Your output is the lines from the first one to the one containing "tick_labels = conditions * 3", repeated exactly, with images left out.

** START OF Provided information **

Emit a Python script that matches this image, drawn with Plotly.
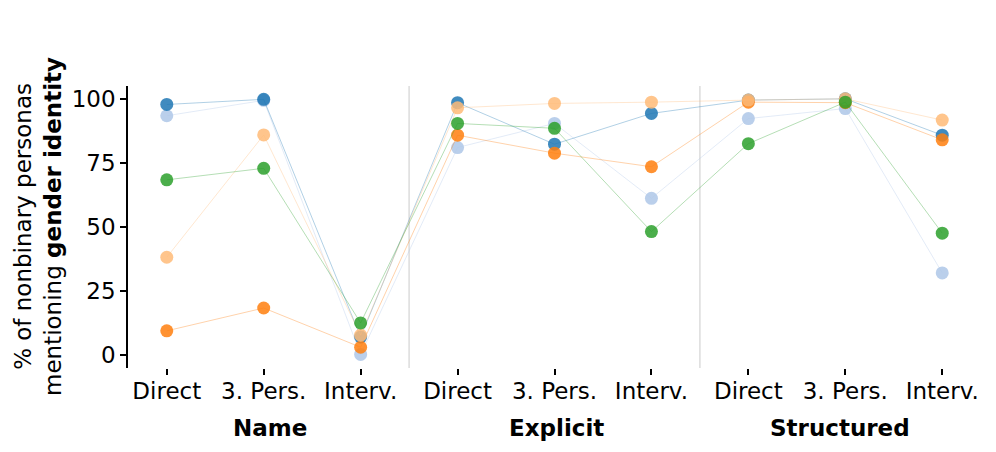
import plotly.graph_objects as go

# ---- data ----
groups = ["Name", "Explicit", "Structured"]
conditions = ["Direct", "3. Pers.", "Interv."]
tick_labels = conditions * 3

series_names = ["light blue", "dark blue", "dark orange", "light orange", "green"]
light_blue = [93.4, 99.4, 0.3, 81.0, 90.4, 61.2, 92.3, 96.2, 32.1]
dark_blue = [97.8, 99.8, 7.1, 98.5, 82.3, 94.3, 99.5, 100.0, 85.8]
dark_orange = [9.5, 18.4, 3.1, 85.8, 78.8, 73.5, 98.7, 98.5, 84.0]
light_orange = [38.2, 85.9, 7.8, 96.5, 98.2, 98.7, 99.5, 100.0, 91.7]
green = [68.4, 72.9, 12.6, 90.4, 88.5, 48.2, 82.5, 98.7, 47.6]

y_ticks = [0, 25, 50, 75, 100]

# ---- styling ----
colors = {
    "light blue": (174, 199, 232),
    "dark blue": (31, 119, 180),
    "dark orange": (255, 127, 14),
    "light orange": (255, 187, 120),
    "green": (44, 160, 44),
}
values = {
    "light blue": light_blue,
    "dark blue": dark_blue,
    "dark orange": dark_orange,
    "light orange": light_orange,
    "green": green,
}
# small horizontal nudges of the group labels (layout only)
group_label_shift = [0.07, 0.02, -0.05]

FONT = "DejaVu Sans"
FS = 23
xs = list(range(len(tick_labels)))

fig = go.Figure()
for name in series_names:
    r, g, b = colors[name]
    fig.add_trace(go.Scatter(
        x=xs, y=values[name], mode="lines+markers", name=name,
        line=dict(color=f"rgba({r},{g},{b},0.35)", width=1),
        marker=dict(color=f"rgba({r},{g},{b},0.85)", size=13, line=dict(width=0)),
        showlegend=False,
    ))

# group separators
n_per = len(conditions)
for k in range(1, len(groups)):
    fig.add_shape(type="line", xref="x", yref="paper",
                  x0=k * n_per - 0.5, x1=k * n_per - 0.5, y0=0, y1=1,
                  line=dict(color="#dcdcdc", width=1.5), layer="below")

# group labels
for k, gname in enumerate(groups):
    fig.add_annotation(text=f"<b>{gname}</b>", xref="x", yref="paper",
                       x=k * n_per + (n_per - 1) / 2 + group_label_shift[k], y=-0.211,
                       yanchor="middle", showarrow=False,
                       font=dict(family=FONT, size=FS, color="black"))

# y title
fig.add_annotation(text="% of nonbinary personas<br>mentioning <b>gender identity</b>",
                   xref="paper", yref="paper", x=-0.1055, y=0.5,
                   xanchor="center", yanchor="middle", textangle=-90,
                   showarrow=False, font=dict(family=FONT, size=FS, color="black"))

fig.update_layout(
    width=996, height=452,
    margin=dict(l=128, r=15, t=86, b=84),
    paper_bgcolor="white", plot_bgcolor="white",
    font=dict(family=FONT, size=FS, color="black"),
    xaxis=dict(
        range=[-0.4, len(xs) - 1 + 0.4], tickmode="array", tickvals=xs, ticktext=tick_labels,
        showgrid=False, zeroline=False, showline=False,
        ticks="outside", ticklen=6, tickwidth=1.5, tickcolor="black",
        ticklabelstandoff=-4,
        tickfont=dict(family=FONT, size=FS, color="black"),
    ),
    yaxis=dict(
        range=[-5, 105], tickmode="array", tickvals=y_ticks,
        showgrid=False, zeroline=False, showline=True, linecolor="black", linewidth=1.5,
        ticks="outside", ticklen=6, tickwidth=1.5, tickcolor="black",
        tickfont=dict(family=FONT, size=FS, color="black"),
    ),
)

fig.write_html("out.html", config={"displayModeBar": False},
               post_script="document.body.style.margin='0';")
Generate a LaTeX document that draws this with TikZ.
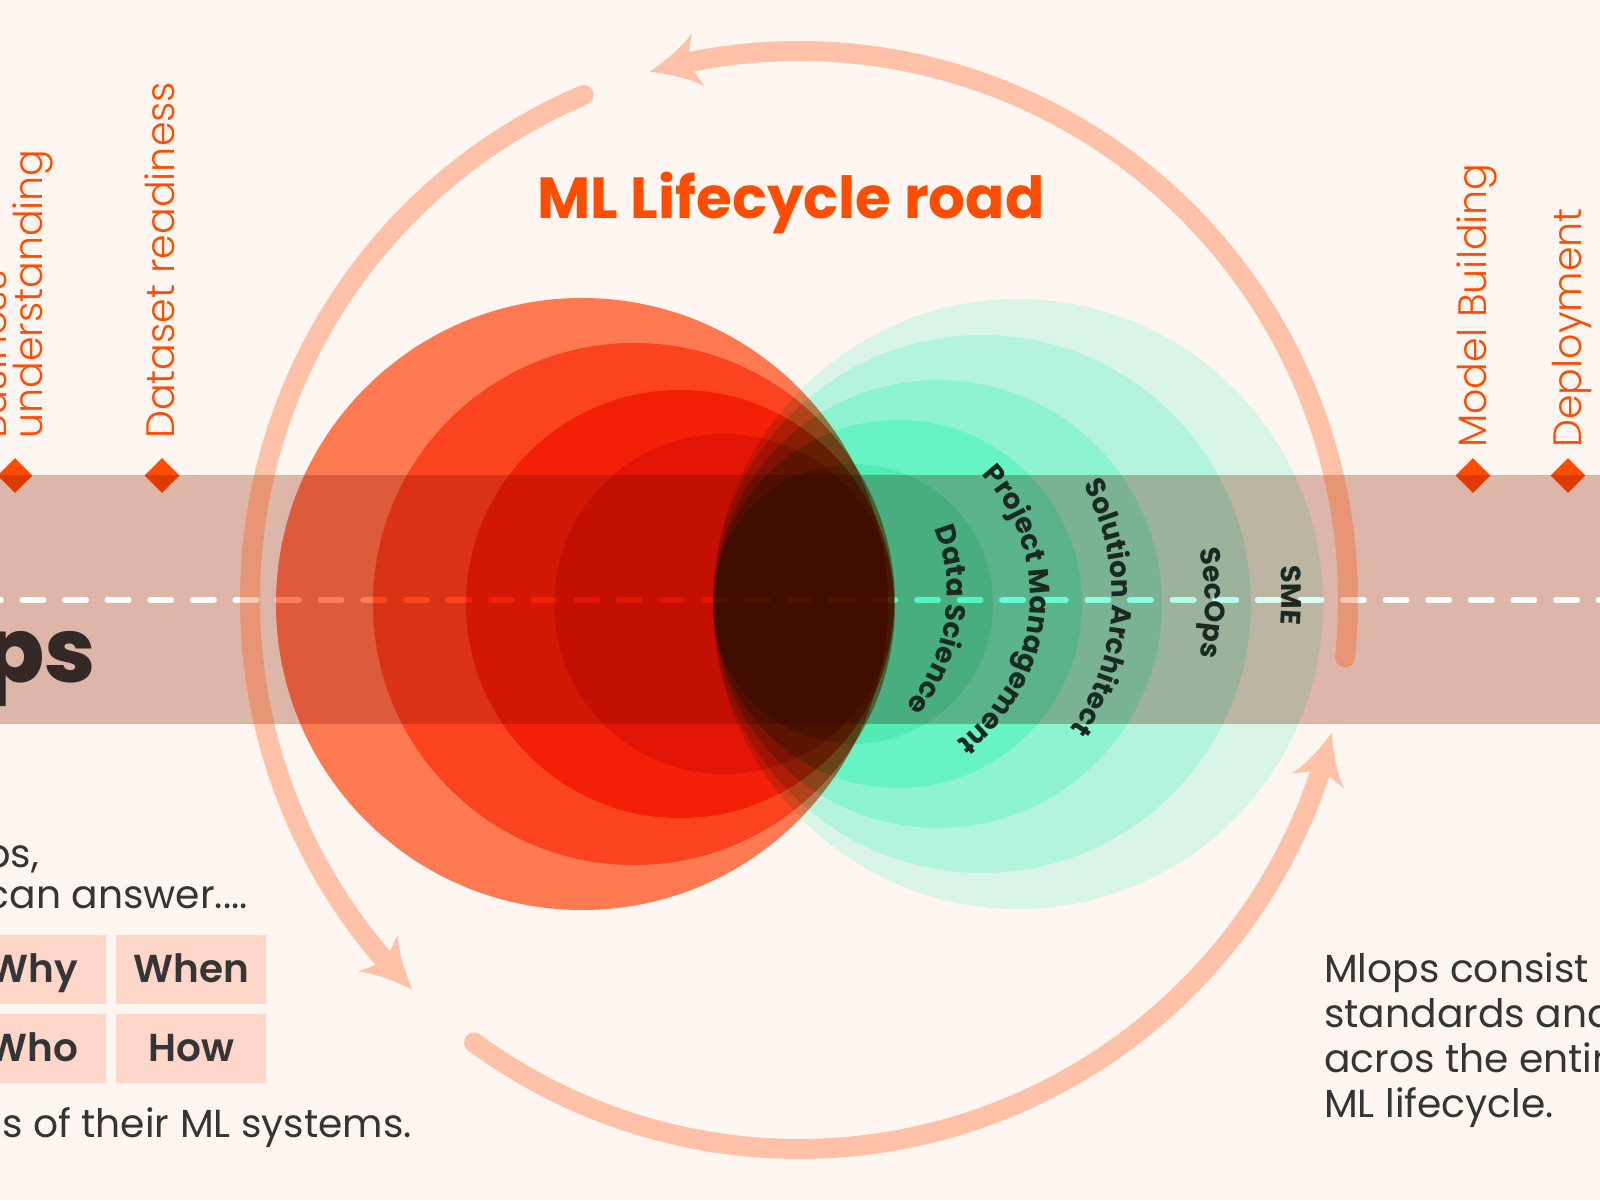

** END OF Provided information **

* [Result for this exercise]:
Emit a Python script that matches this image, drawn with Plotly.
import plotly.graph_objects as go

# ---- data ----
groups = ["Name", "Explicit", "Structured"]
conditions = ["Direct", "3. Pers.", "Interv."]
tick_labels = conditions * 3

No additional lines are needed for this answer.